I was so surprised and at that time I was called by the office that distributed the movie and I asked them "how is it possible?" they said: "because you don't know anything! It's also a new language, it sounds different, so new, and the audience thought -wow!-". It's exciting because you know at that time, I just thought movies cannot be slow, movies gotta move, gotta move… so every time I thought I had to economize all those reaction shots, something like to challenge the audience like saying to the audience "you have to follow the movie, so don't fall asleep or something now, ok?". And the audience realized that, that's why they loved the movie.
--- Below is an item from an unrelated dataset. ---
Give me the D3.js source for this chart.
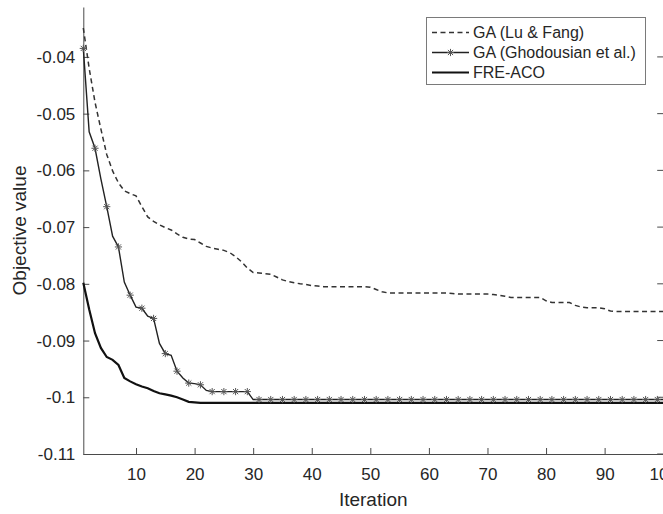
<!DOCTYPE html>
<html>
<head>
<meta charset="utf-8">
<script src="https://cdn.jsdelivr.net/npm/d3@7/dist/d3.min.js"></script>
<style>
  html, body { margin: 0; padding: 0; background: #fff; }
  svg { display: block; }
  text { font-family: "Liberation Sans", Arial, Helvetica, sans-serif; fill: #262626; }
</style>
</head>
<body>
<svg id="chart" width="663" height="514"></svg>
<script>
// ---------------- data ----------------
const iterations = d3.range(1, 101);

const gaLuFang = [
 -0.0349,-0.0420,-0.0480,-0.0527,-0.0572,-0.0601,-0.0622,-0.0636,-0.0641,-0.0645,
 -0.0664,-0.0682,-0.0690,-0.0696,-0.0701,-0.0705,-0.0712,-0.0718,-0.0721,-0.0722,
 -0.0728,-0.0734,-0.0737,-0.0739,-0.0741,-0.0745,-0.0752,-0.0761,-0.0772,-0.0780,
 -0.0781,-0.0782,-0.0783,-0.0788,-0.0793,-0.0796,-0.0798,-0.0800,-0.0801,-0.0803,
 -0.0804,-0.0805,-0.0805,-0.0805,-0.0805,-0.0805,-0.0805,-0.0805,-0.0805,-0.0806,
 -0.0810,-0.0814,-0.0816,-0.0816,-0.0816,-0.0816,-0.0816,-0.0816,-0.0816,-0.0816,
 -0.0816,-0.0816,-0.0816,-0.0817,-0.0818,-0.0818,-0.0818,-0.0818,-0.0818,-0.0818,
 -0.0819,-0.0820,-0.0822,-0.0824,-0.0824,-0.0824,-0.0824,-0.0824,-0.0824,-0.0830,
 -0.0833,-0.0833,-0.0833,-0.0833,-0.0838,-0.0841,-0.0842,-0.0842,-0.0842,-0.0844,
 -0.0848,-0.0849,-0.0849,-0.0849,-0.0849,-0.0849,-0.0849,-0.0849,-0.0849,-0.0849
];

const gaGhodousian = [
 -0.0385,-0.0532,-0.0561,-0.0615,-0.0664,-0.0716,-0.0735,-0.0797,-0.0820,-0.0841,
 -0.0843,-0.0857,-0.0861,-0.0905,-0.0923,-0.0926,-0.0954,-0.0966,-0.0975,-0.0976,
 -0.0978,-0.0988,-0.0990,-0.0990,-0.0990,-0.0990,-0.0990,-0.0990,-0.0990,-0.1004,
 -0.1004,-0.1004,-0.1004,-0.1004,-0.1004,-0.1004,-0.1004,-0.1004,-0.1004,-0.1004,
 -0.1004,-0.1004,-0.1004,-0.1004,-0.1004,-0.1004,-0.1004,-0.1004,-0.1004,-0.1004,
 -0.1004,-0.1004,-0.1004,-0.1004,-0.1004,-0.1004,-0.1004,-0.1004,-0.1004,-0.1004,
 -0.1004,-0.1004,-0.1004,-0.1004,-0.1004,-0.1004,-0.1004,-0.1004,-0.1004,-0.1004,
 -0.1004,-0.1004,-0.1004,-0.1004,-0.1004,-0.1004,-0.1004,-0.1004,-0.1004,-0.1004,
 -0.1004,-0.1004,-0.1004,-0.1004,-0.1004,-0.1004,-0.1004,-0.1004,-0.1004,-0.1004,
 -0.1004,-0.1004,-0.1004,-0.1004,-0.1004,-0.1004,-0.1004,-0.1004,-0.1004,-0.1004
];

const freAco = [
 -0.0798,-0.0845,-0.0887,-0.0913,-0.0929,-0.0934,-0.0943,-0.0966,-0.0972,-0.0977,
 -0.0981,-0.0984,-0.0989,-0.0993,-0.0995,-0.0997,-0.1000,-0.1004,-0.1008,-0.1009,
 -0.1010,-0.1010,-0.1010,-0.1010,-0.1010,-0.1010,-0.1010,-0.1010,-0.1010,-0.1010,
 -0.1010,-0.1010,-0.1010,-0.1010,-0.1010,-0.1010,-0.1010,-0.1010,-0.1010,-0.1010,
 -0.1010,-0.1010,-0.1010,-0.1010,-0.1010,-0.1010,-0.1010,-0.1010,-0.1010,-0.1010,
 -0.1010,-0.1010,-0.1010,-0.1010,-0.1010,-0.1010,-0.1010,-0.1010,-0.1010,-0.1010,
 -0.1010,-0.1010,-0.1010,-0.1010,-0.1010,-0.1010,-0.1010,-0.1010,-0.1010,-0.1010,
 -0.1010,-0.1010,-0.1010,-0.1010,-0.1010,-0.1010,-0.1010,-0.1010,-0.1010,-0.1010,
 -0.1010,-0.1010,-0.1010,-0.1010,-0.1010,-0.1010,-0.1010,-0.1010,-0.1010,-0.1010,
 -0.1010,-0.1010,-0.1010,-0.1010,-0.1010,-0.1010,-0.1010,-0.1010,-0.1010,-0.1010
];

const seriesNames = ["GA (Lu & Fang)", "GA (Ghodousian et al.)", "FRE-ACO"];
const xTickValues = [10, 20, 30, 40, 50, 60, 70, 80, 90, 100];
const xTickLabels = ["10", "20", "30", "40", "50", "60", "70", "80", "90", "100"];
const yTickValues = [-0.11, -0.10, -0.09, -0.08, -0.07, -0.06, -0.05, -0.04];
const yTickLabels = ["-0.11", "-0.1", "-0.09", "-0.08", "-0.07", "-0.06", "-0.05", "-0.04"];
const xLabel = "Iteration";
const yLabel = "Objective value";

// ---------------- layout ----------------
const svg = d3.select("#chart");
const axisColor = "#4a4a4a";
const x = d3.scaleLinear().domain([1, 100]).range([83.3, 663.2]);
const y = d3.scaleLinear().domain([-0.11, -0.0312]).range([454, 7]);

// axes
const gx = svg.append("g").attr("transform", `translate(0,${y(-0.11)})`)
  .call(d3.axisBottom(x).tickValues(xTickValues)
    .tickFormat((d, i) => xTickLabels[i]).tickSizeInner(-6).tickSizeOuter(0).tickPadding(14));
const gy = svg.append("g").attr("transform", `translate(${x(1)},0)`)
  .call(d3.axisLeft(y).tickValues(yTickValues)
    .tickFormat((d, i) => yTickLabels[i]).tickSizeInner(-6).tickSizeOuter(0).tickPadding(8));
[gx, gy].forEach(g => {
  g.select(".domain").attr("stroke", axisColor).attr("stroke-width", 1);
  g.selectAll(".tick line").attr("stroke", axisColor);
  g.selectAll(".tick text").attr("font-size", 17).attr("fill", "#262626")
    .attr("font-family", "'Liberation Sans', Arial, Helvetica, sans-serif");
});
// right-side inward ticks (box)
svg.append("g").selectAll("line").data(yTickValues).join("line")
  .attr("x1", x(100)).attr("x2", x(100) - 6)
  .attr("y1", d => y(d)).attr("y2", d => y(d))
  .attr("stroke", axisColor);

// axis labels
svg.append("text").attr("x", (x(1) + x(100)) / 2).attr("y", 506)
  .attr("text-anchor", "middle").attr("font-size", 19).text(xLabel);
svg.append("text").attr("transform", `translate(26,${(y(-0.11) + y.range()[1]) / 2}) rotate(-90)`)
  .attr("text-anchor", "middle").attr("font-size", 19).text(yLabel);

// lines
const line = d3.line().x((d, i) => x(iterations[i])).y(d => y(d));
svg.append("path").datum(gaLuFang).attr("d", line).attr("fill", "none")
  .attr("stroke", "#333").attr("stroke-width", 1.5).attr("stroke-dasharray", "5,3.5");
svg.append("path").datum(gaGhodousian).attr("d", line).attr("fill", "none")
  .attr("stroke", "#222").attr("stroke-width", 1.4);
svg.append("path").datum(freAco).attr("d", line).attr("fill", "none")
  .attr("stroke", "#111").attr("stroke-width", 2.2);

// star markers
function starPath(cx, cy, r) {
  const d = r * 0.72;
  return `M${cx - r},${cy}L${cx + r},${cy}M${cx},${cy - r}L${cx},${cy + r}` +
         `M${cx - d},${cy - d}L${cx + d},${cy + d}M${cx - d},${cy + d}L${cx + d},${cy - d}`;
}
const markerIdx = iterations.map((d, i) => i).filter(i => i % 2 === 0);
svg.append("g").selectAll("path").data(markerIdx).join("path")
  .attr("d", i => starPath(x(iterations[i]), y(gaGhodousian[i]), 3.6))
  .attr("stroke", "#555").attr("stroke-width", 1).attr("fill", "none");

// legend
const lg = svg.append("g");
lg.append("rect").attr("x", 426.5).attr("y", 17.5).attr("width", 219).attr("height", 67)
  .attr("fill", "#fff").attr("stroke", "#7a7a7a").attr("stroke-width", 1);
const rowsY = [32.5, 52.5, 72.5];
seriesNames.forEach((name, i) => {
  const ly = rowsY[i];
  const ln = lg.append("line").attr("x1", 432).attr("x2", 469).attr("y1", ly).attr("y2", ly);
  if (i === 0) ln.attr("stroke", "#333").attr("stroke-width", 1.5).attr("stroke-dasharray", "5,3.5");
  if (i === 1) {
    ln.attr("stroke", "#222").attr("stroke-width", 1.4);
    lg.append("path").attr("d", starPath(450.5, ly, 3.6)).attr("stroke", "#555").attr("fill", "none");
  }
  if (i === 2) ln.attr("stroke", "#111").attr("stroke-width", 2.2);
  lg.append("text").attr("x", 473).attr("y", ly).attr("dy", "0.36em")
    .attr("font-size", 16).text(name);
});
</script>
</body>
</html>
And then somebody out there said to me "Ronny, you gotta be a film director", and from then on, I started directing, getting more and more offers up to 1993 when I had the chance to work on The Bride With White Hair (a.k.a. Jiang Hu) and I gained, because of my sort of inadequacy in terms of knowledge of film making. Every movie I make, even up to now is a learning experience, and I'm still so nervous when I start a new movie, like a kid just going to his new class.

I'm always trying different things, just look at my work: you have thriller, comedy, horror… I need to get my hands on different things. About the Hollywood thing, I just never thought of it, I still feel I'm inadequate, even for doing Hong Kong movies I'm still learning! Hollywood is so far away and so high levelled. Somehow, with The Bride With White Hair which went to a lot of festivals, got recognition, I got calls from Hollywood : producers, agents, lawyers who said "why don't you come over we have some offer…". That's how it started… and as I still have that student approach, my adjustment to all that studio system is long and tough. I'm open minded, I try not to fight my battles every time, I learn how to pick the right time to fight my battles. If there's something I strongly believe in, I try harder, if it's something that I know will help the movie and it's not my idea, then why not? I always look at this as entertainment, entertaining people after a hard day or family problems. For 2 hours, it's an escape. "Let them have fun or scare the hell out of them for 2 hours!" and they go back to face a harsh reality of life. I always call myself "movie maker" because I think I'm moving pictures to entertain people.